I know it is hard to tell female from male but im quite good at sexing when supposedly unsexable so im going with the genders for now lol.

The reason i am posting is i have no experience with raising avairy type birds, i have gone on instinct and a little info i found on the internet. By looking at them from an inexperienced point of view i would guess they are around 3-4 weeks old?(i have attached a photo) their second lot of feathers have come through ,very little down left. At the moment i am keeping them in a very small incubator lined with straw. I would hope that i could eventually re-release them but the age that they are i know that would be very difficult. How long do i roughly have before they will need a a bigger space? What size housing would you recommend? Could they live with chickens and/or a 3month old cockrel(obviously not locked in together at night, but in a run?) Can you let small birds out for the day and they come back at night? or do they not work like that haha. Is the diet i am feeding them on okay? I read that compared to other birds such as robins, blackbirds, starlings etc they hardly eat insects, so no need for worms?

Thankyou for reading.


----------



## JANICE199

*Hi there, i dont know if this will help but worth a look.Are you intending keeping these birds if they survive? if so i should point out i think you will find it is illegal to keep wild birds.*

http://www.rspb.org.uk/news/details.asp?id=tcm:9-254123


----------



## Nakeshamoon

JANICE199 said:


> *Hi there, i dont know if this will help but worth a look.Are you intending keeping these birds if they survive? if so i should point out i think you will find it is illegal to keep wild birds.*


Hello, thanks for the reply. did you link? because it is not showing if you did.
If they survive i was thinking about it IF they could not be re-released, i only thought it was illegal to keep wild birds if you had 'captured' them. Surely if they are injured or abandoned?? Would it count as 'keeping' them if i provided housing and food but they lived in the garden?


----------



## JANICE199

Nakeshamoon said:


> Hello, thanks for the reply. did you link? because it is not showing if you did.
> If they survive i was thinking about it IF they could not be re-released, i only thought it was illegal to keep wild birds if you had 'captured' them. Surely if they are injured or abandoned?? Would it count as 'keeping' them if i provided housing and food but they lived in the garden?
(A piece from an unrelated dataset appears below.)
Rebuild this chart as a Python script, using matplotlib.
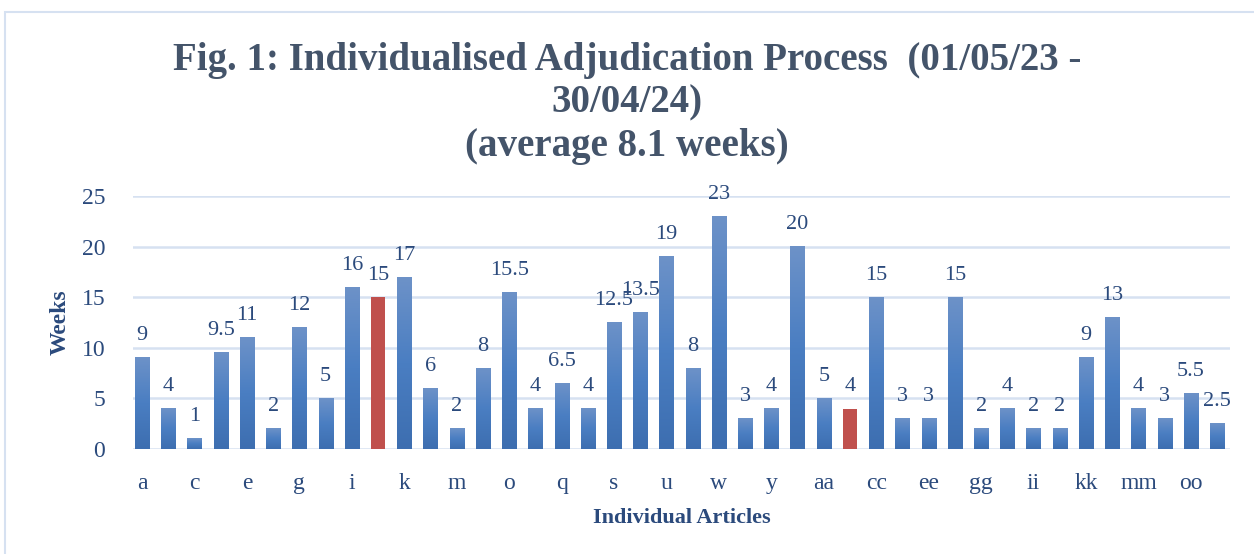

*Sorry i forgot to add the link but i did go back and add it.I'm 100% sure it would still be illegal to keep them.The link i added might help you more.*


----------



## Cleo38

I would get some expert advice. I don't where you are but igoogle wild life rescue centres or ask at your local vets if there are any experienced people that can help you out.


----------



## Nonnie

What area are you in?

They would be better off being reared and rehabilitated by wildlife experts so that they can then be returned to the wild ASAP.


Any Janice is 100% correct, it is illegal to keep them in captivity.


----------



## Cleo38

It is illegal to keep them. We hand reared a baby blue tit last year only as we couldn't get any help. We were successful but I think this was more luck than judgement. I did get alot of online help regarding this & it is possible to re-release but you need to do this gradually. 
I really can't give any advice as I am no expert but would urge you to speak to a resuce centre regarding this


----------



## Nonnie

This may help you slightly: Hand Rearing Garden Birds etc. (Small Passerines) (Techniques)

Especially with diet.

A wildlife rehab centre would give them the best chance of survival.


----------



## Nakeshamoon

JANICE199 said:


> *Sorry i forgot to add the link but i did go back and add it.I'm 100% sure it would still be illegal to keep them.The link i added might help you more.*


Thankyou. Sorry to alarm everybody, Honestly i have left chicks before when it is obvious that they are well equipped. But with me seeing the dead parent and leaving the chick out until sunset and it still not being taken back, i had to do something. I will contact a wildlife rehabillitation centre ASAP  My intentions for these birds are pure, i would not want to keep them in an avairy and any chance of them getting back into the wild i know is the best option for them. I am one to get angry when people think babies are abandoned in spring/summer and end up taking them from their parents, i assessed the situation as i have many times and if it had been morning time they would of been left out longer. 
I understand what the law is there for etc as some people do take advantage of this, even if not on purpose.


----------



## JANICE199

*Good luck and i hope all turns out well for them.*


----------



## Cleo38

Nakeshamoon said:


> Thankyou. Sorry to alarm everybody, Honestly i have left chicks before when it is obvious that they are well equipped. But with me seeing the dead parent and leaving the chick out until sunset and it still not being taken back, i had to do something. I will contact a wildlife rehabillitation centre ASAP  My intentions for these birds are pure, i would not want to keep them in an avairy and any chance of them getting back into the wild i know is the best option for them. I am one to get angry when people think babies are abandoned in spring/summer and end up taking them from their parents, i assessed the situation as i have many times and if it had been morning time they would of been left out longer.
> I understand what the law is there for etc as some people do take advantage of this, even if not on purpose.


I do understand what you mean; sometimes it is difficult to decide what to do for the best. I recently found a young magpie who appeared injured but I wasn't sure.
I went back & forth several times to check on him before deciding to take him home. Luckily I made the correct decision as he had a damaged wing. The receptionist at my local vets took him in after the vet treated him. When i spoke to her the other day she told me that he wa smaking good progress & had been moved to a large aviary. Hopefully he'll be released in a month or so. Good luck with your chicks!:thumbup:


----------



## Nakeshamoon

*Update*

Sadly one of the chicks passed away(the male) a couple of days after i posted this. His sister is alive and kicking though! we are onto one feed every 3 hours now give or take. she churps for me to come and feed her. I have been trying not to handle her very much although she is usually hesitant to perch on my hand whilst i feed her. she is put into a larger run in the day to practice flying and churps to the other birds. In a week or so i should have a large night time chicken run i am going to put small mesh on it and in the day time she will be in there. i will keep her in there until she is feeding herself and then i will eventually open it up but leave it available for her to come back for food etc. I have been reading lots on re-releasing and as there where no places near to me and knowing that some of her relatives and neighbours are still nesting in the same tree it would make much more logic sense to me to release her back with her own gang in the hope that they may take her back once she is feeding herself. Oh and she is not a greenfinch!! she is a siskin!


----------